Arctic monkeysでノリにノっているDominoから、丁度そのarcticのブレイクのすぐ後ぐらいにデビューした新人バンド(リード・シンガーはSchneider TMのギタリストでKPT.MICHI.GANというソロ・ユニットもやってるMICHAEL BECKETT)。紙ヤスリの、もしくはケミカル成分たっぷりの人工着色ガレージ・パンク。意図的なわざとらしいドンシャリ音質。the fallのMark E Smithをの訛りを軽くしてインテリ度を3倍薄めたようなヴォーカルが初期wedding presentと初期pixiesが合わさったようなネジれた30分の爆躁音の中で金切り声を上げる。そんな狙いすました痩せた音像が80年代後半のイギリスのギター・バンドの煮詰まり気味の焦燥感を妙に思い出させて、個人的にはちょっと新鮮なような、懐かしくなるような、何ともいえない気持ちになる。
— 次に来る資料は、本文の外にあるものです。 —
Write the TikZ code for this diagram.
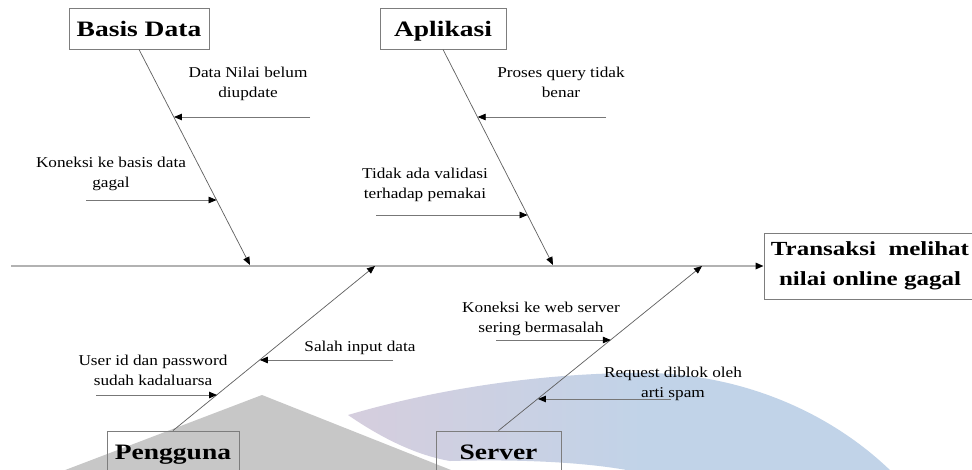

勿論これは過去の音楽である。新鮮味なんてひとつもなくって、最早ノスタルジーすら感じさせる。パンクはポジティヴな思考停止音楽であるということのひとつのあざといサンプルでもある。グシャグシャに歪んだ豪音の中で身体機能を活発に働かせるという、本能と無秩序の狭間で揺れ動く人間の行動のおかしさ、不条理さをニヤニヤしながら外側から見てるようなメタ的なパンク・ロック。皮肉めいたジョークをさらにその外側から嘲笑ってるかのようないたちごっこ感覚。
初期pixiesが本物のキチガイだとするなら、これはさしずめキチガイをディフォルメしたキャラクターのぬいぐるみのような存在かもしれない。
なんかずっと悪口めいたことばかり書いているように見えるけれど、私はこの安っぽさが大好きだ。単純に音響としても耳や脳に対する漂泊、洗浄効果があると思う。そしてこういう音はやはりイギリスという国からしか出現しないのだな、とも思う。状況の煮詰まり感をそのまま煮詰まりまくった音で表現すること程正直で、リアルで、切羽詰ったものはない。